I’m wary of motivating such change by the immediate Makefile issue: this same problem could repeat between dialects or other things. Your proposed layering is already somehow imperfect: mlir-linalg-ods-gen is not obviously a “core” tool at the moment (the name is giving it away…).

I agree with Mehdi, this seems weird and the layering doesn’t make sense. This seems to be motivated by the weird dependency chain for Verifier.cpp. IMO we should just move the verifier and DominanceInfo to IR/ like LLVM did. After that, it seems like there wouldn’t be any weird dependency issues.

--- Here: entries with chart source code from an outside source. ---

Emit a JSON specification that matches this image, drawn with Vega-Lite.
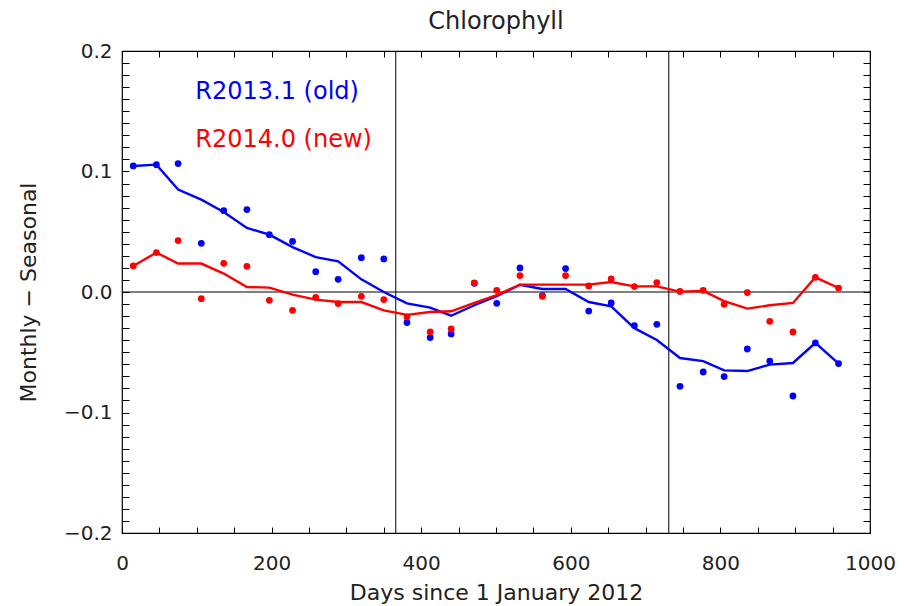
{
  "$schema": "https://vega.github.io/schema/vega-lite/v6.json",
  "width": 748,
  "height": 482,
  "autosize": "none",
  "padding": {"left": 122, "top": 51, "right": 34, "bottom": 73},
  "background": "white",
  "config": {
    "view": {"stroke": "#000", "strokeWidth": 1.2},
    "font": "DejaVu Sans",
    "axis": {"grid": false, "domain": false, "labelColor": "#222", "titleColor": "#222", "labelFont": "DejaVu Sans", "titleFont": "DejaVu Sans", "tickColor": "#000", "titleFontWeight": "normal", "labelOverlap": false, "labelFlush": false}
  },
  "title": {"text": "Chlorophyll", "fontSize": 24, "fontWeight": "normal", "color": "#222", "offset": 7, "anchor": "middle", "font": "DejaVu Sans"},
  "datasets": {
    "chl": [
      {"series": "R2013.1 (old)", "day": 15, "dot": 0.1046, "smooth": 0.1046},
      {"series": "R2013.1 (old)", "day": 46, "dot": 0.1057, "smooth": 0.1057},
      {"series": "R2013.1 (old)", "day": 75, "dot": 0.1066, "smooth": 0.0850},
      {"series": "R2013.1 (old)", "day": 106, "dot": 0.0404, "smooth": 0.0767},
      {"series": "R2013.1 (old)", "day": 136, "dot": 0.0675, "smooth": 0.0664},
      {"series": "R2013.1 (old)", "day": 167, "dot": 0.0684, "smooth": 0.0531},
      {"series": "R2013.1 (old)", "day": 197, "dot": 0.0476, "smooth": 0.0476},
      {"series": "R2013.1 (old)", "day": 228, "dot": 0.0420, "smooth": 0.0373},
      {"series": "R2013.1 (old)", "day": 259, "dot": 0.0169, "smooth": 0.0290},
      {"series": "R2013.1 (old)", "day": 289, "dot": 0.0105, "smooth": 0.0255},
      {"series": "R2013.1 (old)", "day": 320, "dot": 0.0285, "smooth": 0.0105},
      {"series": "R2013.1 (old)", "day": 350, "dot": 0.0274, "smooth": 0.0000},
      {"series": "R2013.1 (old)", "day": 381, "dot": -0.0254, "smooth": -0.0095},
      {"series": "R2013.1 (old)", "day": 412, "dot": -0.0378, "smooth": -0.0130},
      {"series": "R2013.1 (old)", "day": 440, "dot": -0.0348, "smooth": -0.0197},
      {"series": "R2013.1 (old)", "day": 471, "dot": 0.0072, "smooth": -0.0110},
      {"series": "R2013.1 (old)", "day": 501, "dot": -0.0094, "smooth": -0.0035},
      {"series": "R2013.1 (old)", "day": 532, "dot": 0.0200, "smooth": 0.0060},
      {"series": "R2013.1 (old)", "day": 562, "dot": -0.0030, "smooth": 0.0025},
      {"series": "R2013.1 (old)", "day": 593, "dot": 0.0194, "smooth": 0.0025},
      {"series": "R2013.1 (old)", "day": 624, "dot": -0.0158, "smooth": -0.0083},
      {"series": "R2013.1 (old)", "day": 654, "dot": -0.0091, "smooth": -0.0119},
      {"series": "R2013.1 (old)", "day": 685, "dot": -0.0279, "smooth": -0.0300},
      {"series": "R2013.1 (old)", "day": 715, "dot": -0.0268, "smooth": -0.0398},
      {"series": "R2013.1 (old)", "day": 746, "dot": -0.0783, "smooth": -0.0548},
      {"series": "R2013.1 (old)", "day": 777, "dot": -0.0664, "smooth": -0.0573},
      {"series": "R2013.1 (old)", "day": 805, "dot": -0.0702, "smooth": -0.0650},
      {"series": "R2013.1 (old)", "day": 836, "dot": -0.0473, "smooth": -0.0656},
      {"series": "R2013.1 (old)", "day": 866, "dot": -0.0573, "smooth": -0.0603},
      {"series": "R2013.1 (old)", "day": 897, "dot": -0.0863, "smooth": -0.0589},
      {"series": "R2013.1 (old)", "day": 927, "dot": -0.0423, "smooth": -0.0423},
      {"series": "R2013.1 (old)", "day": 958, "dot": -0.0594, "smooth": -0.0594},
      {"series": "R2014.0 (new)", "day": 15, "dot": 0.0216, "smooth": 0.0216},
      {"series": "R2014.0 (new)", "day": 46, "dot": 0.0327, "smooth": 0.0327},
      {"series": "R2014.0 (new)", "day": 75, "dot": 0.0427, "smooth": 0.0236},
      {"series": "R2014.0 (new)", "day": 106, "dot": -0.0055, "smooth": 0.0236},
      {"series": "R2014.0 (new)", "day": 136, "dot": 0.0238, "smooth": 0.0153},
      {"series": "R2014.0 (new)", "day": 167, "dot": 0.0213, "smooth": 0.0042},
      {"series": "R2014.0 (new)", "day": 197, "dot": -0.0069, "smooth": 0.0036},
      {"series": "R2014.0 (new)", "day": 228, "dot": -0.0152, "smooth": -0.0022},
      {"series": "R2014.0 (new)", "day": 259, "dot": -0.0044, "smooth": -0.0063},
      {"series": "R2014.0 (new)", "day": 289, "dot": -0.0096, "smooth": -0.0083},
      {"series": "R2014.0 (new)", "day": 320, "dot": -0.0036, "smooth": -0.0083},
      {"series": "R2014.0 (new)", "day": 350, "dot": -0.0063, "smooth": -0.0152},
      {"series": "R2014.0 (new)", "day": 381, "dot": -0.0207, "smooth": -0.0190},
      {"series": "R2014.0 (new)", "day": 412, "dot": -0.0332, "smooth": -0.0166},
      {"series": "R2014.0 (new)", "day": 440, "dot": -0.0307, "smooth": -0.0160},
      {"series": "R2014.0 (new)", "day": 471, "dot": 0.0075, "smooth": -0.0090},
      {"series": "R2014.0 (new)", "day": 501, "dot": 0.0014, "smooth": -0.0025},
      {"series": "R2014.0 (new)", "day": 532, "dot": 0.0136, "smooth": 0.0060},
      {"series": "R2014.0 (new)", "day": 562, "dot": -0.0036, "smooth": 0.0061},
      {"series": "R2014.0 (new)", "day": 593, "dot": 0.0136, "smooth": 0.0061},
      {"series": "R2014.0 (new)", "day": 624, "dot": 0.0050, "smooth": 0.0061},
      {"series": "R2014.0 (new)", "day": 654, "dot": 0.0108, "smooth": 0.0083},
      {"series": "R2014.0 (new)", "day": 685, "dot": 0.0045, "smooth": 0.0047},
      {"series": "R2014.0 (new)", "day": 715, "dot": 0.0078, "smooth": 0.0047},
      {"series": "R2014.0 (new)", "day": 746, "dot": 0.0005, "smooth": 0.0003},
      {"series": "R2014.0 (new)", "day": 777, "dot": 0.0014, "smooth": 0.0008},
      {"series": "R2014.0 (new)", "day": 805, "dot": -0.0102, "smooth": -0.0075},
      {"series": "R2014.0 (new)", "day": 836, "dot": -0.0005, "smooth": -0.0138},
      {"series": "R2014.0 (new)", "day": 866, "dot": -0.0243, "smooth": -0.0110},
      {"series": "R2014.0 (new)", "day": 897, "dot": -0.0332, "smooth": -0.0091},
      {"series": "R2014.0 (new)", "day": 927, "dot": 0.0122, "smooth": 0.0122},
      {"series": "R2014.0 (new)", "day": 958, "dot": 0.0033, "smooth": 0.0033}
    ],
    "zero": [{"value": 0}],
    "years": [{"day": 366}, {"day": 731}],
    "labels": [
      {"series": "R2013.1 (old)", "day": 98, "value": 0.1657},
      {"series": "R2014.0 (new)", "day": 98, "value": 0.1259}
    ]
  },
  "layer": [
    {
      "data": {"name": "zero"},
      "mark": {"type": "rule", "color": "#000", "strokeWidth": 1},
      "encoding": {
        "y": {
          "field": "value", "type": "quantitative",
          "scale": {"domain": [-0.2, 0.2], "nice": false, "zero": false},
          "axis": {
            "orient": "left",
            "title": "Monthly − Seasonal",
            "titleFontSize": 22,
            "titlePadding": 23,
            "labelFontSize": 20,
            "format": ".1f",
            "values": [-0.2,-0.19,-0.18,-0.17,-0.16,-0.15,-0.14,-0.13,-0.12,-0.11,-0.1,-0.09,-0.08,-0.07,-0.06,-0.05,-0.04,-0.03,-0.02,-0.01,0,0.01,0.02,0.03,0.04,0.05,0.06,0.07,0.08,0.09,0.1,0.11,0.12,0.13,0.14,0.15,0.16,0.17,0.18,0.19,0.2],
            "labelExpr": "abs(datum.value * 10 - round(datum.value * 10)) < 0.001 ? datum.label : ''",
            "tickSize": -7,
            "labelPadding": 17
          }
        }
      }
    },
    {
      "data": {"name": "years"},
      "mark": {"type": "rule", "color": "#000", "strokeWidth": 1},
      "encoding": {
        "x": {
          "field": "day", "type": "quantitative",
          "scale": {"domain": [0, 1000], "nice": false, "zero": false},
          "axis": {
            "orient": "top",
            "title": null,
            "labels": false,
            "values": [0,50,100,150,200,250,300,350,400,450,500,550,600,650,700,750,800,850,900,950,1000],
            "tickSize": -6
          }
        }
      }
    },
    {
      "data": {"name": "chl"},
      "mark": {"type": "line", "strokeWidth": 2.4},
      "encoding": {
        "x": {
          "field": "day", "type": "quantitative",
          "scale": {"domain": [0, 1000], "nice": false, "zero": false},
          "axis": {
            "orient": "bottom",
            "title": "Days since 1 January 2012",
            "titleFontSize": 22,
            "titlePadding": 9,
            "labelFontSize": 20,
            "format": "d",
            "values": [0,50,100,150,200,250,300,350,400,450,500,550,600,650,700,750,800,850,900,950,1000],
            "labelExpr": "datum.value % 200 === 0 ? datum.label : ''",
            "tickSize": -6,
            "labelPadding": 26
          }
        },
        "y": {
          "field": "smooth", "type": "quantitative",
          "scale": {"domain": [-0.2, 0.2], "nice": false, "zero": false},
          "axis": {
            "orient": "right",
            "title": null,
            "labels": false,
            "values": [-0.2,-0.19,-0.18,-0.17,-0.16,-0.15,-0.14,-0.13,-0.12,-0.11,-0.1,-0.09,-0.08,-0.07,-0.06,-0.05,-0.04,-0.03,-0.02,-0.01,0,0.01,0.02,0.03,0.04,0.05,0.06,0.07,0.08,0.09,0.1,0.11,0.12,0.13,0.14,0.15,0.16,0.17,0.18,0.19,0.2],
            "tickSize": -7
          }
        },
        "color": {
          "field": "series", "type": "nominal",
          "scale": {"domain": ["R2013.1 (old)", "R2014.0 (new)"], "range": ["#0000ff", "#ff0000"]},
          "legend": null
        }
      }
    },
    {
      "data": {"name": "chl"},
      "mark": {"type": "circle", "size": 46, "opacity": 1},
      "encoding": {
        "x": {"field": "day", "type": "quantitative", "axis": null},
        "y": {"field": "dot", "type": "quantitative", "axis": null},
        "color": {"field": "series", "type": "nominal", "legend": null}
      }
    },
    {
      "data": {"name": "labels"},
      "mark": {"type": "text", "align": "left", "baseline": "middle", "fontSize": 24, "font": "DejaVu Sans"},
      "encoding": {
        "x": {"field": "day", "type": "quantitative", "axis": null},
        "y": {"field": "value", "type": "quantitative", "axis": null},
        "text": {"field": "series"},
        "color": {"field": "series", "type": "nominal", "legend": null}
      }
    }
  ],
  "resolve": {"axis": {"x": "independent", "y": "independent"}}
}
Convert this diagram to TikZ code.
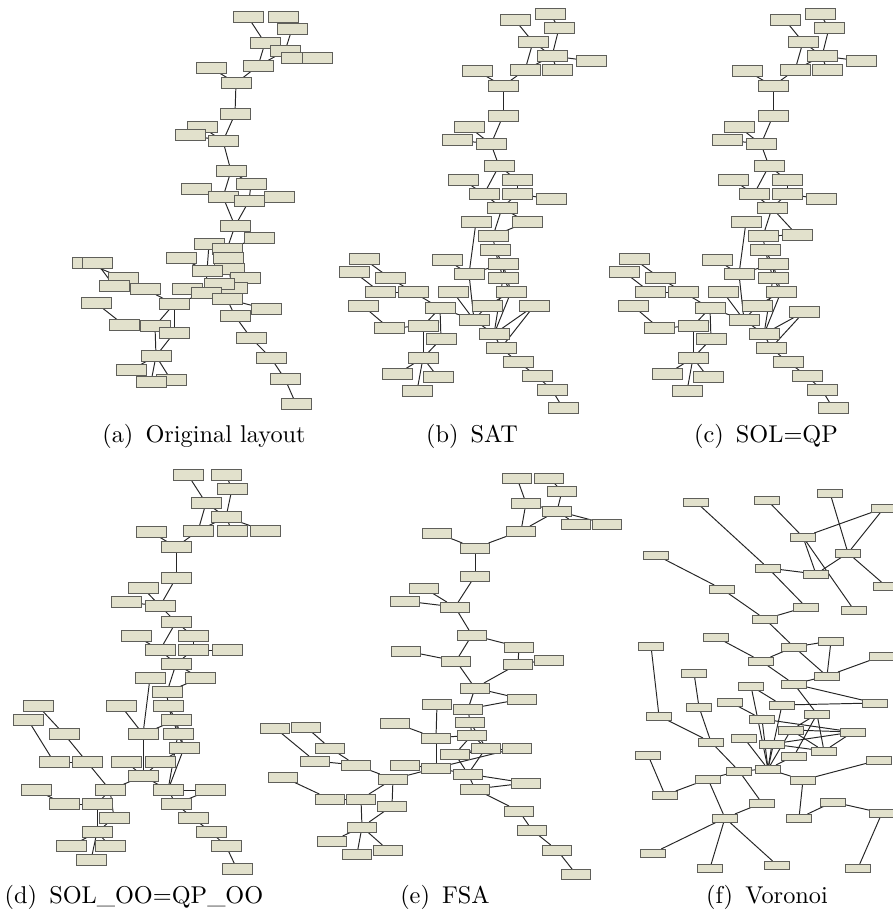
\documentclass[tikz,border=0pt]{standalone}
\usetikzlibrary{positioning}

\definecolor{sabbia}{RGB}{226,225,204}
\definecolor{bordo}{RGB}{95,95,90}

\pgfdeclarelayer{sfondo}
\pgfsetlayers{sfondo,main}

\tikzset{
    nodo/.style={draw=bordo, line width=0.4pt, fill=sabbia, rectangle, inner sep=0pt, outer sep=0pt, minimum width=12.35pt, minimum height=4.5pt},
    nodoE/.style={nodo, minimum width=11.9pt, minimum height=4.1pt},
    nodoF/.style={nodo, minimum width=10.3pt, minimum height=3.3pt},
    arco/.style={line width=0.4pt, black!85},
    didascalia/.style={anchor=base}
}

% archi comuni ai pannelli (a)-(e)
\def\archi{1/4,2/3,3/5,4/5,4/8,5/6,5/7,5/8,8/10,9/10,10/11,11/14,12/14,13/14,14/15,15/17,15/18,16/18,17/19,18/21,19/20,19/21,21/23,21/24,22/28,23/24,24/25,25/26,25/29,26/28,26/29,26/30,27/28,28/34,29/30,29/35,30/32,30/35,31/34,32/34,33/35,33/36,34/35,34/47,35/36,36/37,37/38,38/39,39/40,41/43,42/44,43/45,44/45,45/47,46/48,47/49,47/50,48/49,49/51,50/51,51/52,51/53,51/54}
% archi del pannello (f)
\def\archiF{1/8,2/5,3/6,4/5,4/6,5/9,5/13,6/9,6/10,7/11,8/9,8/12,11/14,12/14,14/17,15/20,17/20,16/17,16/22,17/22,20/23,19/22,22/23,23/27,23/29,24/26,26/27,24/42,26/42,25/31,31/33,31/42,29/32,29/37,29/38,32/33,32/37,33/36,33/37,36/37,38/42,36/42,34/42,32/42,18/30,21/28,28/35,30/35,35/41,41/42,41/43,43/45,39/45,41/46,42/44,44/40,44/50,43/49,46/49,49/51,49/53,49/52,50/47,47/48,48/54}

\begin{document}
\begin{tikzpicture}[x=0.4115pt, y=-0.4115pt]
        \clip (0,0) rectangle (893,913);

        % (a) Original layout
        \foreach \n/\x/\y in {1/248/17, 2/283/17, 3/292/29, 4/265/43, 5/285/51, 6/296/58, 7/317/58, 8/258/66, 9/211/68, 10/236/83, 11/235/114, 12/202/127, 13/190/135, 14/223/141, 15/231/171, 16/196/189, 17/251/184, 18/223/197, 19/249/201, 20/279/197, 21/235/226, 22/209/244, 23/259/238, 24/227/249, 25/228/258, 26/229/269, 27/181/258, 28/207/271, 29/245/278, 30/232/288, 31/187/289, 32/219/284, 33/266/309, 34/206/293, 35/227/299, 36/235/316, 37/251/338, 38/271/358, 39/285/379, 40/296/404, 41/87/263, 42/97/263, 43/123/278, 44/114/286, 45/145/289, 46/96/303, 47/174/304, 48/124/325, 49/155/326, 50/174/333, 51/156/356, 52/131/370, 53/171/380, 54/151/382}
            \node[nodo] (a\n) at (\x,\y) {};
        \node[didascalia] (capA) at (204,442) {(a)\enskip Original layout};

        % (b) SAT
        \foreach \n/\x/\y in {1/515/20, 2/550/14, 3/559/28, 4/533/42, 5/552/56, 6/591/61, 7/557/70, 8/525/70, 9/477/71, 10/503/86, 11/503/116, 12/469/127, 13/457/140, 14/491/144, 15/499/166, 16/463/180, 17/517/180, 18/484/194, 19/517/194, 20/551/199, 21/502/208, 22/476/222, 23/527/222, 24/493/236, 25/495/250, 26/503/264, 27/447/260, 28/469/274, 29/503/278, 30/511/292, 31/453/292, 32/487/306, 33/534/306, 34/474/320, 35/494/334, 36/501/348, 37/518/362, 38/537/376, 39/552/390, 40/563/408, 41/364/259, 42/354/272, 43/390/278, 44/380/292, 45/413/292, 46/363/306, 47/440/308, 48/389/328, 49/423/326, 50/441/339, 51/423/358, 52/397/374, 53/438/377, 54/417/391}
            \node[nodo] (b\n) at (\x,\y) {};
        \node[didascalia] (capB) at (472,442) {(b)\enskip SAT};

        % (c) SOL=QP
        \foreach \n/\x/\y in {1/785/20, 2/820/14, 3/829/28, 4/803/42, 5/822/56, 6/861/61, 7/827/70, 8/795/70, 9/747/71, 10/773/86, 11/773/116, 12/739/127, 13/727/140, 14/761/144, 15/769/166, 16/733/180, 17/787/180, 18/754/194, 19/787/194, 20/821/199, 21/772/208, 22/746/222, 23/797/235, 24/763/236, 25/765/250, 26/773/264, 27/717/260, 28/739/274, 29/773/278, 30/781/292, 31/723/292, 32/757/306, 33/804/312, 34/744/320, 35/764/334, 36/771/348, 37/788/362, 38/807/376, 39/822/390, 40/833/408, 41/634/259, 42/624/272, 43/660/278, 44/650/292, 45/683/292, 46/633/306, 47/710/308, 48/659/328, 49/693/326, 50/711/339, 51/693/358, 52/667/374, 53/708/377, 54/687/391}
            \node[nodo] (c\n) at (\x,\y) {};
        \node[didascalia] (capC) at (766,442) {(c)\enskip SOL=QP};

        % (d) SOL_OO=QP_OO
        \foreach \n/\x/\y in {1/188/475, 2/226/475, 3/232/489, 4/206/503, 5/226/517, 6/265/531, 7/232/531, 8/198/531, 9/151/532, 10/176/547, 11/176/578, 12/143/588, 13/126/602, 14/160/606, 15/176/622, 16/136/636, 17/193/636, 18/160/650, 19/193/650, 20/227/650, 21/176/664, 22/150/678, 23/200/678, 24/167/692, 25/168/706, 26/176/720, 27/121/706, 28/143/734, 29/178/734, 30/184/748, 31/126/762, 32/160/762, 33/210/790, 34/143/776, 35/168/790, 36/176/804, 37/193/818, 38/211/832, 39/226/846, 40/237/869, 41/38/706, 42/28/720, 43/64/734, 44/54/762, 45/87/762, 46/36/790, 47/110/790, 48/64/804, 49/97/804, 50/114/818, 51/97/832, 52/71/846, 53/110/846, 54/91/860}
            \node[nodo] (d\n) at (\x,\y) {};
        \node[didascalia] (capD) at (134,903) {(d)\enskip SOL\_OO=QP\_OO};

        % (e) FSA
        \foreach \n/\x/\y in {1/517/478, 2/549/478, 3/562/491, 4/526/503, 5/557/511, 6/607/524, 7/576/524, 8/521/531, 9/437/533, 10/475/548, 11/475/576, 12/424/588, 13/405/601, 14/455/607, 15/472/635, 16/406/651, 17/519/647, 18/456/661, 19/518/664, 20/549/660, 21/475/688, 22/437/704, 23/522/699, 24/468/709, 25/470/722, 26/472/735, 27/395/723, 28/436/738, 29/486/748, 30/455/754, 31/405/765, 32/517/748, 33/526/783, 34/436/768, 35/468/774, 36/475/789, 37/519/811, 38/532/830, 39/557/850, 40/576/874, 41/306/727, 42/275/728, 43/330/748, 44/315/761, 45/356/765, 46/283/777, 47/393/779, 48/330/799, 49/361/799, 50/392/806, 51/362/827, 52/332/841, 53/388/850, 54/357/854}
            \node[nodoE] (e\n) at (\x,\y) {};
        \node[didascalia] (capE) at (445,903) {(e)\enskip FSA};

        % (f) Voronoi
        \foreach \n/\x/\y in {1/696/502, 2/767/500, 3/830/493, 4/884/508, 5/803/537, 6/848/553, 7/656/555, 8/768/568, 9/816/574, 10/886/586, 11/722/589, 12/806/607, 13/854/610, 14/765/619, 15/716/637, 16/831/641, 17/794/647, 18/651/646, 19/882/656, 20/761/661, 21/694/673, 22/827/676, 23/794/684, 24/751/686, 25/730/702, 26/782/705, 27/875/703, 28/699/707, 29/817/714, 30/659/716, 31/762/719, 32/791/730, 33/853/732, 34/744/738, 35/711/742, 36/772/744, 37/824/751, 38/794/756, 39/648/755, 40/879/760, 41/739/771, 42/768/769, 43/708/779, 44/803/780, 45/665/795, 46/762/803, 47/833/802, 48/882/813, 49/725/818, 50/799/818, 51/653/853, 52/777/865, 53/710/868, 54/858/868}
            \node[nodoF] (f\n) at (\x,\y) {};
        \node[didascalia] (capF) at (767,903) {(f)\enskip Voronoi};

        % Archi
        \begin{pgfonlayer}{sfondo}
            \foreach \p in {a,b,c,d,e}{
                \foreach \u/\v in \archi
                    \draw[arco] (\p\u) -- (\p\v);
            }
            \foreach \u/\v in \archiF
                \draw[arco] (f\u) -- (f\v);
        \end{pgfonlayer}

    \end{tikzpicture}
\end{document}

The dependency issue still exists in some form if Verifier.cpp is moved to IR/. Also, mlir-tblgen has the same problem today, it’s just a ‘small’ workaround.
Another option would be to keep mlir-linalg-ods-gen with the ‘rest’, but it would simplify the hierarchy-breaking hack, essentially looking like mlir-tblgen does today in mlir/CMakeLists.txt:

> # Adding tools/mlir-tblgen here as calling add_tablegen sets some variables like
> # MLIR_TABLEGEN_EXE in PARENT_SCOPE which gets lost if that folder is included
> # from another directory like tools
> add_subdirectory(tools/mlir-tblgen)
> add_subdirectory(include/mlir)
> add_subdirectory(lib)
> add_subdirectory(unittests)
> add_subdirectory(test)
> # Tools needs to come late to ensure that MLIR_ALL_LIBS is populated.
> # Generally things after this point may depend on MLIR_ALL_LIBS or libMLIR.so.
> add_subdirectory(tools)

Slightly off-topic, but I would push even further and remove lib/Analysis altogether. Most of the things there, except for verifier and dominance info, are either dialect-specific (e.g., loop analysis) and live with the dialect or interface-based (e.g., call graph) and can live with the interface. The “core” part is then lib/IR and tools/mlir-tblgen.

What about an analysis that uses two interfaces? Ideally we’d like our interfaces to easily mix-and-match and work together for interesting new uses.